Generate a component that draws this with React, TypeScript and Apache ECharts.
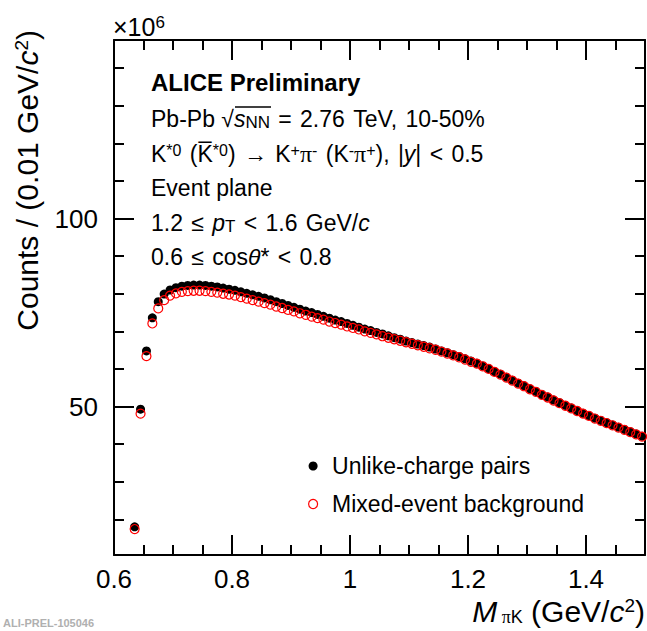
import React, { useEffect, useRef } from "react";
import * as echarts from "echarts";

// Bin centres of the invariant-mass histogram (GeV/c^2)
const massBins = [
  0.635, 0.645, 0.655, 0.665, 0.675, 0.685, 0.695, 0.705, 0.715, 0.725,
  0.735, 0.745, 0.755, 0.765, 0.775, 0.785, 0.795, 0.805, 0.815, 0.825,
  0.835, 0.845, 0.855, 0.865, 0.875, 0.885, 0.895, 0.905, 0.915, 0.925,
  0.935, 0.945, 0.955, 0.965, 0.975, 0.985, 0.995, 1.005, 1.015, 1.025,
  1.035, 1.045, 1.055, 1.065, 1.075, 1.085, 1.095, 1.105, 1.115, 1.125,
  1.135, 1.145, 1.155, 1.165, 1.175, 1.185, 1.195, 1.205, 1.215, 1.225,
  1.235, 1.245, 1.255, 1.265, 1.275, 1.285, 1.295, 1.305, 1.315, 1.325,
  1.335, 1.345, 1.355, 1.365, 1.375, 1.385, 1.395, 1.405, 1.415, 1.425,
  1.435, 1.445, 1.455, 1.465, 1.475, 1.485, 1.495,
];

// Counts (x10^6) – unlike-charge pairs
const unlikeCharge = [
  18.0, 49.3, 64.8, 73.6, 77.9, 79.9, 81.0, 81.6, 82.0, 82.2,
  82.3, 82.3, 82.2, 82.0, 81.8, 81.5, 81.2, 80.9, 80.5, 80.1,
  79.7, 79.3, 78.9, 78.4, 77.9, 77.4, 76.9, 76.4, 75.9, 75.4,
  75.0, 74.5, 74.0, 73.5, 73.0, 72.6, 72.1, 71.6, 71.1, 70.6,
  70.2, 69.7, 69.3, 68.8, 68.3, 67.9, 67.4, 67.0, 66.6, 66.2,
  65.8, 65.3, 64.8, 64.3, 63.8, 63.3, 62.7, 62.1, 61.5, 60.8,
  60.1, 59.3, 58.6, 57.8, 57.0, 56.2, 55.5, 54.7, 54.0, 53.2,
  52.5, 51.7, 51.0, 50.3, 49.6, 48.9, 48.2, 47.6, 46.9, 46.3,
  45.7, 45.1, 44.5, 43.9, 43.3, 42.7, 42.1,
];

// Counts (x10^6) – mixed-event background
const mixedEvent = [
  17.4, 48.1, 63.4, 72.1, 76.1, 78.3, 79.5, 80.1, 80.5, 80.7,
  80.8, 80.8, 80.7, 80.5, 80.3, 80.0, 79.8, 79.5, 79.1, 78.7,
  78.3, 77.9, 77.5, 77.1, 76.6, 76.2, 75.7, 75.3, 74.8, 74.4,
  73.9, 73.5, 73.1, 72.6, 72.2, 71.8, 71.3, 70.9, 70.5, 70.0,
  69.6, 69.2, 68.7, 68.3, 67.9, 67.5, 67.1, 66.7, 66.3, 65.9,
  65.5, 65.1, 64.6, 64.1, 63.6, 63.1, 62.5, 61.9, 61.4, 60.7,
  60.0, 59.2, 58.5, 57.7, 56.9, 56.1, 55.4, 54.6, 53.9, 53.1,
  52.4, 51.6, 50.9, 50.2, 49.5, 48.8, 48.1, 47.5, 46.8, 46.2,
  45.6, 45.0, 44.4, 43.8, 43.2, 42.6, 42.0,
];

const seriesNames = ["Unlike-charge pairs", "Mixed-event background"];

const xMajorTicks = [0.6, 0.8, 1.0, 1.2, 1.4];
const xMinorTicks = [0.65, 0.7, 0.75, 0.85, 0.9, 0.95, 1.05, 1.1, 1.15, 1.25, 1.3, 1.35, 1.45];
const yMajorTicks = [50, 100];
const yMinorTicks = [20, 30, 40, 60, 70, 80, 90, 110, 120, 130, 140];

const X_MIN = 0.6;
const X_MAX = 1.5;
const Y_MIN = 10.5;
const Y_MAX = 147.5;

const FONT = "'Liberation Sans', Arial, Helvetica, sans-serif";
const SERIF = "'Liberation Serif', 'Times New Roman', serif";

const GRID = { left: 114, right: 2, top: 40, bottom: 76 };

export default function App() {
  const ref = useRef<HTMLDivElement>(null);

  useEffect(() => {
    if (!ref.current) return;
    const chart = echarts.init(ref.current, undefined, { renderer: "svg" });

    const line = { color: "#000", width: 2 };
    const tickStyle = { color: "#000", width: 2 };

    const xAxisBase = (
      position: "top" | "bottom",
      ticks: number[],
      len: number,
      labels: boolean,
      gridIndex: number,
      showLine: boolean
    ) => ({
      type: "value",
      gridIndex,
      position,
      min: X_MIN,
      max: X_MAX,
      axisLine: { show: showLine, onZero: false, lineStyle: line },
      axisTick: { show: true, inside: true, length: len, customValues: ticks, lineStyle: tickStyle },
      axisLabel: labels
        ? {
            show: true,
            customValues: xMajorTicks,
            formatter: (v: number) => String(Number(v.toFixed(2))),
            fontSize: 26,
            fontFamily: FONT,
            color: "#000",
            margin: 11,
          }
        : { show: false },
      splitLine: { show: false },
    });

    const yAxisBase = (
      position: "left" | "right",
      ticks: number[],
      len: number,
      labels: boolean,
      gridIndex: number,
      showLine: boolean
    ) => ({
      type: "value",
      gridIndex,
      position,
      min: Y_MIN,
      max: Y_MAX,
      axisLine: { show: showLine, onZero: false, lineStyle: line },
      axisTick: { show: true, inside: true, length: len, customValues: ticks, lineStyle: tickStyle },
      axisLabel: labels
        ? {
            show: true,
            customValues: yMajorTicks,
            fontSize: 26,
            fontFamily: FONT,
            color: "#000",
            margin: 16,
          }
        : { show: false },
      splitLine: { show: false },
    });

    const base = { fontSize: 23, fontFamily: FONT, color: "#000", lineHeight: 24, verticalAlign: "middle" };
    const rich = {
      a: { ...base },
      s: { ...base, fontSize: 30 },
      b: { ...base, fontWeight: "bold", fontSize: 24 },
      i: { ...base, fontStyle: "italic" },
      pi: { ...base, fontFamily: SERIF, fontSize: 24 },
      sub: { fontSize: 17, fontFamily: FONT, color: "#000", lineHeight: 4, verticalAlign: "bottom" },
      sup: { fontSize: 16, fontFamily: FONT, color: "#000", lineHeight: 10, verticalAlign: "top" },
    };

    const textLine = (y: number, text: string) => ({
      type: "text",
      x: 151,
      y,
      style: { text, rich, align: "left", verticalAlign: "middle", fill: "#000" },
    });

    const titleRich = {
      a: { fontSize: 30, fontFamily: FONT, color: "#000", lineHeight: 30, verticalAlign: "middle" },
      i: { fontSize: 30, fontFamily: FONT, fontStyle: "italic", color: "#000", lineHeight: 30, verticalAlign: "middle" },
      sub: { fontSize: 18, fontFamily: FONT, color: "#000", lineHeight: 6, verticalAlign: "bottom" },
      subpi: { fontSize: 18, fontFamily: SERIF, color: "#000", lineHeight: 6, verticalAlign: "bottom" },
      sup: { fontSize: 19, fontFamily: FONT, color: "#000", lineHeight: 12, verticalAlign: "top" },
    };

    chart.setOption({
      animation: false,
      backgroundColor: "#fff",
      grid: [
        { ...GRID, containLabel: false },
        { ...GRID, containLabel: false },
      ],
      xAxis: [
        xAxisBase("bottom", xMajorTicks, 20, true, 0, true),
        xAxisBase("top", xMajorTicks, 20, false, 0, true),
        xAxisBase("bottom", xMinorTicks, 10, false, 1, false),
        xAxisBase("top", xMinorTicks, 10, false, 1, false),
      ],
      yAxis: [
        yAxisBase("left", yMajorTicks, 20, true, 0, true),
        yAxisBase("right", yMajorTicks, 20, false, 0, true),
        yAxisBase("left", yMinorTicks, 10, false, 1, false),
        yAxisBase("right", yMinorTicks, 10, false, 1, false),
      ],
      legend: {
        show: true,
        orient: "vertical",
        left: 308,
        top: 454,
        padding: 0,
        itemWidth: 28,
        itemHeight: 9,
        itemGap: 14,
        selectedMode: false,
        symbolKeepAspect: true,
        textStyle: { fontSize: 23, fontFamily: FONT, color: "#000", lineHeight: 24 },
        data: [
          { name: seriesNames[0], icon: "circle", itemStyle: { color: "#000", borderWidth: 0 } },
          {
            name: seriesNames[1],
            icon: "circle",
            itemStyle: { color: "#fff", borderColor: "#ff0000", borderWidth: 1.2 },
          },
        ],
      },
      series: [
        {
          name: seriesNames[0],
          type: "scatter",
          xAxisIndex: 0,
          yAxisIndex: 0,
          symbol: "circle",
          symbolSize: 9,
          itemStyle: { color: "#000", opacity: 1 },
          data: massBins.map((m, k) => [m, unlikeCharge[k]]),
          z: 2,
        },
        {
          name: seriesNames[1],
          type: "scatter",
          xAxisIndex: 0,
          yAxisIndex: 0,
          symbol: "circle",
          symbolSize: 9,
          itemStyle: { color: "rgba(255,255,255,0)", borderColor: "#ff0000", borderWidth: 1.2, opacity: 1 },
          data: massBins.map((m, k) => [m, mixedEvent[k]]),
          z: 3,
        },
      ],
      graphic: [
        textLine(82, "{b|ALICE Preliminary}"),
        textLine(119, "{a|Pb-Pb √}{i|s}{sub|NN}{s| }{a|=}{s| }{a|2.76}{s| }{a|TeV,}{s| }{a|10-50%}"),
        textLine(
          154,
          "{a|K}{sup|*0}{s| }{a|(K\u0305}{sup|*0}{a|)}{s| }{a|→}{s| }{a|K}{sup|+}{pi|π}{sup|-}{s| }{a|(K}{sup|-}{pi|π}{sup|+}{a|),}{s| }{a||}{i|y}{a||}{s| }{a|<}{s| }{a|0.5}"
        ),
        textLine(188, "{a|Event plane}"),
        textLine(223, "{a|1.2}{s| }{a|≤}{s| }{i|p}{sub|T}{s| }{a|<}{s| }{a|1.6}{s| }{a|GeV/}{i|c}"),
        textLine(257, "{a|0.6}{s| }{a|≤}{s| }{a|cos}{i|θ}{a|*}{s| }{a|<}{s| }{a|0.8}"),
        {
          type: "line",
          shape: { x1: 235, y1: 107, x2: 271, y2: 107 },
          style: { stroke: "#000", lineWidth: 1.3 },
        },
        {
          type: "text",
          x: 113,
          y: 27,
          style: {
            text: "{a|×10}{sup|6}",
            rich: {
              a: { fontSize: 25, fontFamily: FONT, color: "#000", lineHeight: 26, verticalAlign: "middle" },
              sup: { fontSize: 17, fontFamily: FONT, color: "#000", lineHeight: 12, verticalAlign: "top" },
            },
            align: "left",
            verticalAlign: "middle",
          },
        },
        {
          type: "text",
          x: 645,
          y: 611,
          style: {
            text: "{i|M}{subpi| π}{sub|K}{a| (GeV/}{i|c}{sup|2}{a|)}",
            rich: titleRich,
            align: "right",
            verticalAlign: "middle",
          },
        },
        {
          type: "text",
          x: 27,
          y: 30,
          rotation: Math.PI / 2,
          style: {
            text: "{a|Counts / (0.01 GeV/}{i|c}{sup|2}{a|)}",
            rich: titleRich,
            align: "right",
            verticalAlign: "middle",
          },
        },
        {
          type: "text",
          x: 3,
          y: 617,
          style: {
            text: "ALI-PREL-105046",
            fontSize: 11,
            fontWeight: "bold",
            fontFamily: FONT,
            fill: "#b0b0b0",
            align: "left",
            verticalAlign: "top",
          },
        },
      ],
    });

    return () => chart.dispose();
  }, []);

  return (
    <div
      ref={ref}
      style={{ position: "absolute", left: 0, top: 0, width: 647, height: 631, background: "#fff" }}
    />
  );
}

Given instruction | Take the material above from its first line through the line holding "import * as" and set it down exactly, without the pictures.

Task output |
Generate a component that draws this with React, TypeScript and Apache ECharts.
import React, { useEffect, useRef } from "react";
import * as echarts from "echarts";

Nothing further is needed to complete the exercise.